A graduate-level text introducing the use of exterior differential forms as a powerful tool in the analysis of a variety of mathematical problems in the physical and engineering sciences. Directed primarily to graduate-level engineers and physical scientists, it has also been used successfully to introduce modern differential geometry to graduate students in mathematics. Includes 45 illustrations. Index.
Everybody's talking about differential forms these days. I can't go to the supermarket without somebody chatting me up in line about exterior derivatives and p-forms. It's nuts.
There are many options when it comes to learning about differential forms. Books with various permutations of the words "physics", "topology", "geometry", "gravity", and "gauge fields" in their titles will tell you about differential forms, and generally these discussion are passable (the best of these by far is Baez and Muniain's "Gauge Fields, Knots, and Gravity"). But if want the straight dope, you've got to pick up a copy of Flanders. It's a slim Dover volume so it costs like 10 cents. The first 30 or so pages introduce differential forms compactly and clearly (but not tersely), and the rest of the book explores their applications.
The book makes for a quick study: you'll be improvising jokes about the star operator and impressing friends in no time.
Good reference book (though quite thin) only after you've taken a course in diff geometry. For the physics-minded (for which the title is misleading), this is a condensed set of ideas that will only begin to make sense after seeing enough applications in general relativity, topological insulators, fluid mechanics etc.

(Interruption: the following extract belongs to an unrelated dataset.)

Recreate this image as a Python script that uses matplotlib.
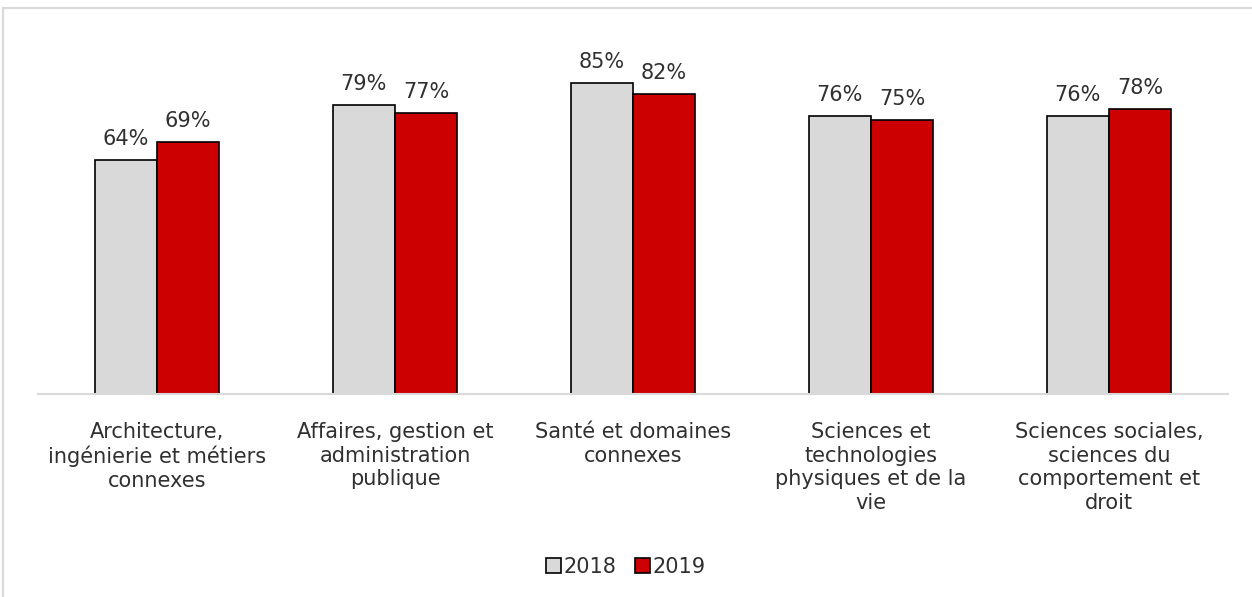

But to be fair, this is a topic that is quite difficult to motivate when there are ways to work around inconveniences with vectors & matrix representations in the above mentioned physical applications. Only those who dig really deep into these fields will appreciate the style in which the book is written.
This book has chapters on applications and, returning to it after a course in GR and one in advanced quantum mechanics, I found it much easier to follow by reading Ch 8 (applications in diff geometry) first, then through Ch 3 - 5. But to understand Ch 8 (I think) you need to know some GR, and many GR books begin with an informal introduction to differential forms anyway. Maybe I picked up things in a weird order, but by the time I started going through Ch 3 and onwards, there was very few new things left to learn.
I still keep the book as a reference because it has the clearest proofs for the important theorems, but wouldn't recommend this for courses.